## TASK TO CARRY OUT
Everything in the data should be repeated exactly, save for the images.

· · · · · · ·

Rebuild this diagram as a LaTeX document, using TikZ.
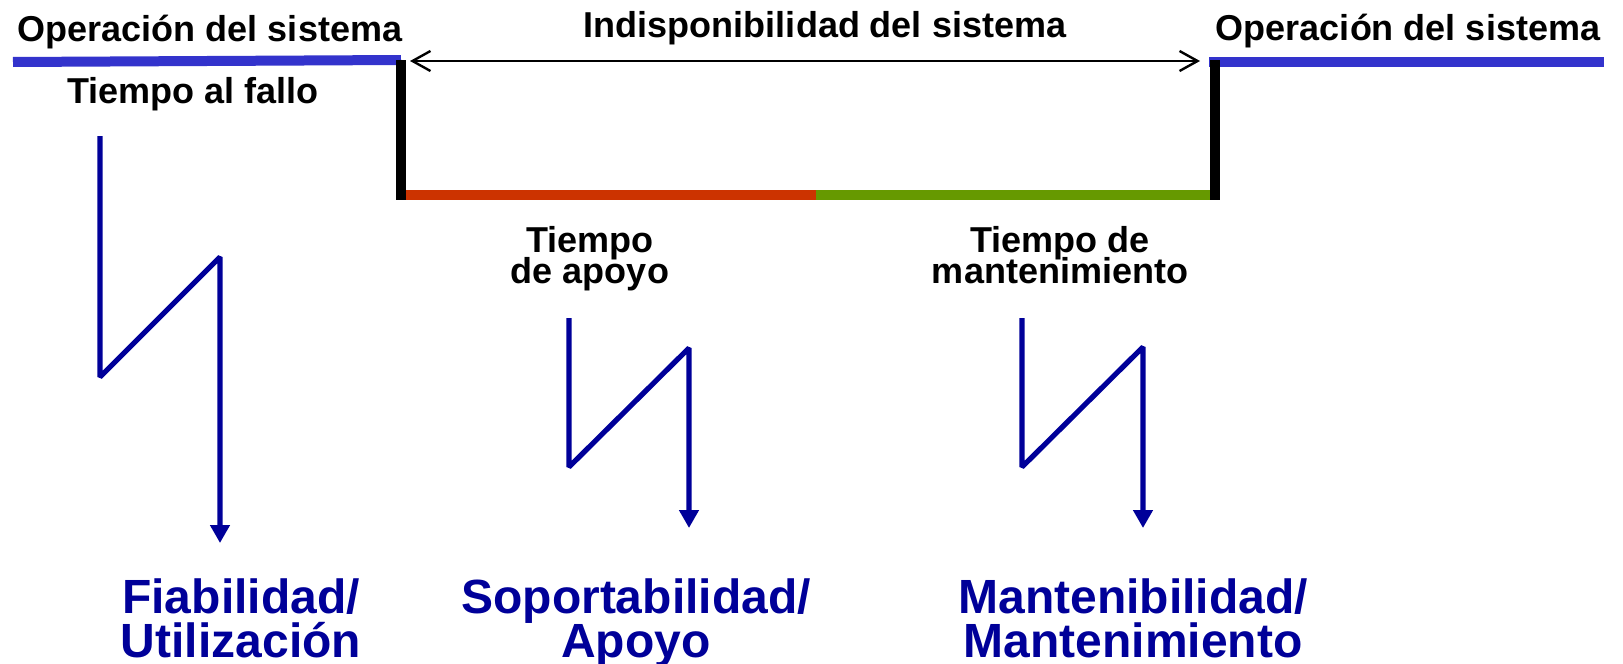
\documentclass[tikz,border=0pt]{standalone}
\usepackage{fontspec}
\setmainfont{Liberation Sans}
\usetikzlibrary{arrows.meta}

\definecolor{opblue}{RGB}{51,51,204}
\definecolor{navy}{RGB}{0,0,153}
\definecolor{apred}{RGB}{204,51,0}
\definecolor{mtgreen}{RGB}{102,153,0}

\begin{document}
\begin{tikzpicture}[x=0.5pt, y=-0.5pt, inner sep=0pt]
    \tikzstyle{lbl}=[font=\fontsize{18}{17.5}\selectfont\bfseries, text=black, align=center, anchor=base]
    \tikzstyle{big}=[font=\fontsize{24}{22}\selectfont\bfseries, text=navy, align=center, anchor=base]
    \tikzstyle{op}=[draw=opblue, line width=5pt]
    \tikzstyle{bar}=[draw=black, line width=5pt]
    \tikzstyle{zig}=[-{Triangle[length=9pt,width=9.5pt]}, draw=navy, line width=2.6pt, line join=bevel]
    \tikzstyle{span}=[{Straight Barb[length=9pt,width=10pt]}-{Straight Barb[length=9pt,width=10pt]}, line width=1.2pt]

    \useasboundingbox (0,0) rectangle (1623,664);

    % corners of the outage
    \coordinate (upL) at (401,60);
    \coordinate (dnL) at (401,200);
    \coordinate (upR) at (1215,60);
    \coordinate (dnR) at (1215,200);
    \coordinate (split) at (816,195);
    \coordinate (opL0) at (13,62);
    \coordinate (opR1) at (1604,62);

    % texts (base = last line)
    \node[lbl] (opL) at (210,41) {Operación del sistema};
    \node[lbl] (opR) at (1408,40) {Operación del sistema};
    \node[lbl] (indisp) at (825,37) {Indisponibilidad del sistema};
    \node[lbl] (fallo) at (193,103) {Tiempo al fallo};
    \node[lbl] (apoyo) at (590,283) {Tiempo\\[-2pt]de apoyo};
    \node[lbl] (mant) at (1060,283) {Tiempo de\\[-2pt]mantenimiento};
    \node[big] (fiab) at (241,657) {Fiabilidad/\\Utilización};
    \node[big] (soport) at (636,657) {Soportabilidad/\\Apoyo};
    \node[big] (mantb) at (1133,657) {Mantenibilidad/\\Mantenimiento};

    % time line
    \draw[op] (opL0) -- (upL -| dnL) ++(5,2);
    \draw[op] ([xshift=-3pt] upR |- opR1) -- (opR1);
    \draw[draw=apred, line width=5pt] ([xshift=2.5pt] dnL |- split) -- (split);
    \draw[draw=mtgreen, line width=5pt] (split) -- ([xshift=-2.5pt] dnR |- split);
    \draw[bar] (upL) -- (dnL);
    \draw[bar] (upR) -- (dnR);
    \draw[span, shorten <=4.5pt, shorten >=7.5pt] ([yshift=-0.5pt] upL) -- ([yshift=-0.5pt] upR);

    % zigzags
    \coordinate (z1a) at (100,136);
    \coordinate (z1b) at (100,377);
    \coordinate (z1c) at (220,257);
    \coordinate (z1d) at (220,543);
    \coordinate (z2a) at (569,318);
    \coordinate (z2b) at (569,467);
    \coordinate (z2c) at (689,348);
    \coordinate (z2d) at (689,528);
    \coordinate (z3a) at (1022,318);
    \coordinate (z3b) at (1022,467);
    \coordinate (z3c) at (1143,347);
    \coordinate (z3d) at (1143,528);

    \draw[zig] (z1a) -- (z1b) -- (z1c) -- (z1d);
    \draw[zig] (z2a) -- (z2b) -- (z2c) -- (z2d);
    \draw[zig] (z3a) -- (z3b) -- (z3c) -- (z3d);
\end{tikzpicture}
\end{document}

· · · · · · ·

## EXERCISE ANSWER
Rebuild this diagram as a LaTeX document, using TikZ.
\documentclass[tikz,border=0pt]{standalone}
\usepackage{fontspec}
\setmainfont{Liberation Sans}
\usetikzlibrary{arrows.meta}

\definecolor{opblue}{RGB}{51,51,204}
\definecolor{navy}{RGB}{0,0,153}
\definecolor{apred}{RGB}{204,51,0}
\definecolor{mtgreen}{RGB}{102,153,0}

\begin{document}
\begin{tikzpicture}[x=0.5pt, y=-0.5pt, inner sep=0pt]
    \tikzstyle{lbl}=[font=\fontsize{18}{17.5}\selectfont\bfseries, text=black, align=center, anchor=base]
    \tikzstyle{big}=[font=\fontsize{24}{22}\selectfont\bfseries, text=navy, align=center, anchor=base]
    \tikzstyle{op}=[draw=opblue, line width=5pt]
    \tikzstyle{bar}=[draw=black, line width=5pt]
    \tikzstyle{zig}=[-{Triangle[length=9pt,width=9.5pt]}, draw=navy, line width=2.6pt, line join=bevel]
    \tikzstyle{span}=[{Straight Barb[length=9pt,width=10pt]}-{Straight Barb[length=9pt,width=10pt]}, line width=1.2pt]

    \useasboundingbox (0,0) rectangle (1623,664);

    % corners of the outage
    \coordinate (upL) at (401,60);
    \coordinate (dnL) at (401,200);
    \coordinate (upR) at (1215,60);
    \coordinate (dnR) at (1215,200);
    \coordinate (split) at (816,195);
    \coordinate (opL0) at (13,62);
    \coordinate (opR1) at (1604,62);

    % texts (base = last line)
    \node[lbl] (opL) at (210,41) {Operación del sistema};
    \node[lbl] (opR) at (1408,40) {Operación del sistema};
    \node[lbl] (indisp) at (825,37) {Indisponibilidad del sistema};
    \node[lbl] (fallo) at (193,103) {Tiempo al fallo};
    \node[lbl] (apoyo) at (590,283) {Tiempo\\[-2pt]de apoyo};
    \node[lbl] (mant) at (1060,283) {Tiempo de\\[-2pt]mantenimiento};
    \node[big] (fiab) at (241,657) {Fiabilidad/\\Utilización};
    \node[big] (soport) at (636,657) {Soportabilidad/\\Apoyo};
    \node[big] (mantb) at (1133,657) {Mantenibilidad/\\Mantenimiento};

    % time line
    \draw[op] (opL0) -- (upL -| dnL) ++(5,2);
    \draw[op] ([xshift=-3pt] upR |- opR1) -- (opR1);
    \draw[draw=apred, line width=5pt] ([xshift=2.5pt] dnL |- split) -- (split);
    \draw[draw=mtgreen, line width=5pt] (split) -- ([xshift=-2.5pt] dnR |- split);
    \draw[bar] (upL) -- (dnL);
    \draw[bar] (upR) -- (dnR);
    \draw[span, shorten <=4.5pt, shorten >=7.5pt] ([yshift=-0.5pt] upL) -- ([yshift=-0.5pt] upR);

    % zigzags
    \coordinate (z1a) at (100,136);
    \coordinate (z1b) at (100,377);
    \coordinate (z1c) at (220,257);
    \coordinate (z1d) at (220,543);
    \coordinate (z2a) at (569,318);
    \coordinate (z2b) at (569,467);
    \coordinate (z2c) at (689,348);
    \coordinate (z2d) at (689,528);
    \coordinate (z3a) at (1022,318);
    \coordinate (z3b) at (1022,467);
    \coordinate (z3c) at (1143,347);
    \coordinate (z3d) at (1143,528);

    \draw[zig] (z1a) -- (z1b) -- (z1c) -- (z1d);
    \draw[zig] (z2a) -- (z2b) -- (z2c) -- (z2d);
    \draw[zig] (z3a) -- (z3b) -- (z3c) -- (z3d);
\end{tikzpicture}
\end{document}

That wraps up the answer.